Tuesday, October 11, 2011

IN REVIEW: Astonishing X-Men / Ghost Box

It's been a super long time since I did one of my "In Review" blogs for a graphic novel title (not really, since really I just make sure they more official sounding when I blog them on the library's site proper). Usually, official library blogs tend to be uber positive and I gush over just how much I really enjoyed reading a particular trade. But... always being happy with what you read? That's unrealistic. You can't like everything. And while I didn't hate Warren Ellis' take on Astonishing X-Men titled "Ghost Box" - I wasn't the biggest fan of it, either.

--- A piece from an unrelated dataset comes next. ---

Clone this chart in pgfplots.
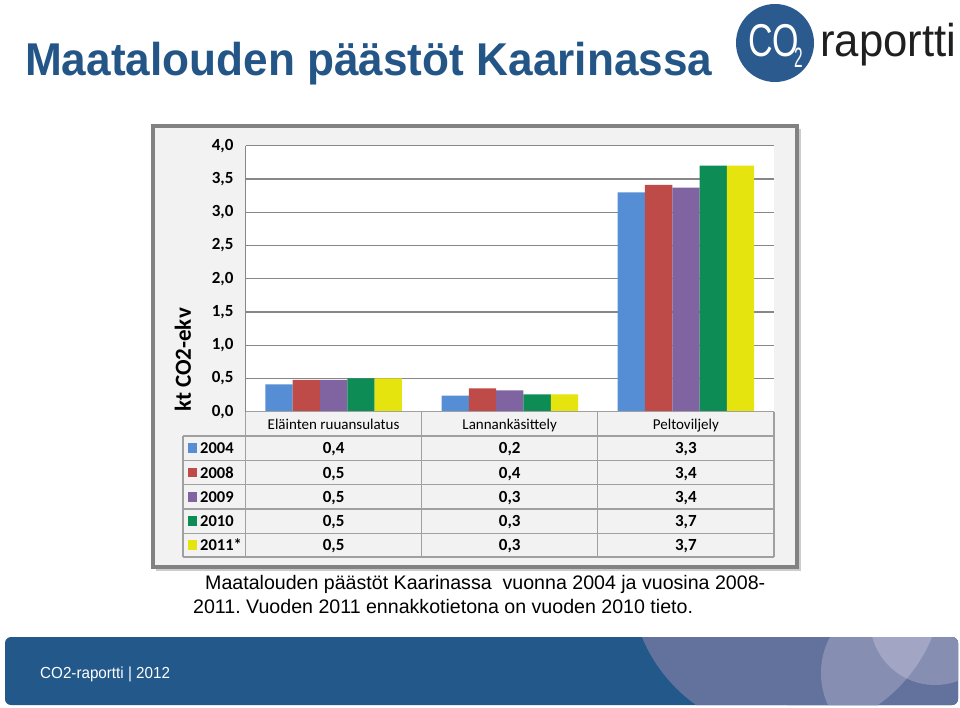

Following Joss Whedon's run on an immediate Eisner-award winning book must have been hard. Especially since people loved Whedon's X-Men so much. I enjoyed the fusion of taking two things I love - things written by Joss Whedon and X-Men comic books, and having them combined, but Whedon had a lot of problems when it came to writing the overall storyarcs. Both the Cassandra Nova and ultimate Ord homeplanet storylines made little sense, and while he returned Kitty Pryde to regular X-Men stories for the first time in years, he also effectively removed her by chucking her into the infinite vastness of space. Way to be cool and suck all at the same time.

Some of the things he did do were cool, including having the Danger Room achieve sentience and try to kill the team. "Danger" as she becomes dubbed, eventually goes after Xavier, who in a plot twisty is revealed as knowing the room was self-aware, but chose to ignore it because he's secretly a bastard. That made for a good story, because I really like that humanizing stuff where Xavier is shown to be super fallible and kind of a jerk. While I liked the idea of Emma Frost being deceptively evil, I feel like he copped out in the end and didn't pull the trigger. That was kind of disappointing.

Ellis' X-Men are kind of jaded, world weary and more importantly reluctant heroes. He makes excellent use of Wolverine by not making him the star; you really get the sense that Wolverine is an on-edge dude who barely gets through the day. Like, he'll hack somebody to bits for looking at him crosseyed. He's also pretty dismissive of Cyclops' leadership in this tale, which is both a call back to the X-Men Animated Series and reflects their current philosophical split in the current storyline X-Men Schism. I hate that Hisako essentially becomes the Kitty/Jubilee young female sidekick of Wolverine in this story, because he never really seems to get a handle on her as a character. She comes across as a brat. You're kind of happy when she gets shot in the foot with a laser.

While the characters are written extremely well, especially Ororo and Emma (they rock individually, but those panels of them together? That's high comedy stuff. More of that, please), there are a few problems I had with the underlying story. The bizarre transdimensional Ghost Box is never really explained in a satisfying way, and the alterna-mutants vs. the faux mutants with the weird chromosome was far too complicated to be truly fun. Great of course to see Beast in his element trying to explain these things (he did somewhat get the shaft during Whedon's run), but the whole thing gets bogged down in this cerebral head space that made me not rush to continue reading the story to it's conclusion. It was easy to lose me as a longtime X-Men fan, and I trust others felt very similar, too.

The gritty artwork goes a long way in complimenting Ellis' snarky style, but... it's that weird painting art that's hard for me to get into. It just looks very rich, but the muted pallet helped me digest the look of the whole thing a lot more. Some of the more intricate technological stuff could be too busy to focus on, but things like Cyclops' optic blast and Emma's diamond form get upgrades in a staggeringly beautiful way. While it's worth reading, longtime fans will feel a little miffed when Forge just appears insane seemingly for no reason (that makes sense anyway) and promptly seems to die by gigantic space laser of doom. Kind of ridiculous. Still, worth reading, if just for the fun character moments. Cyclops is kind of hot and badass for the entire story. That alone makes it all worth it.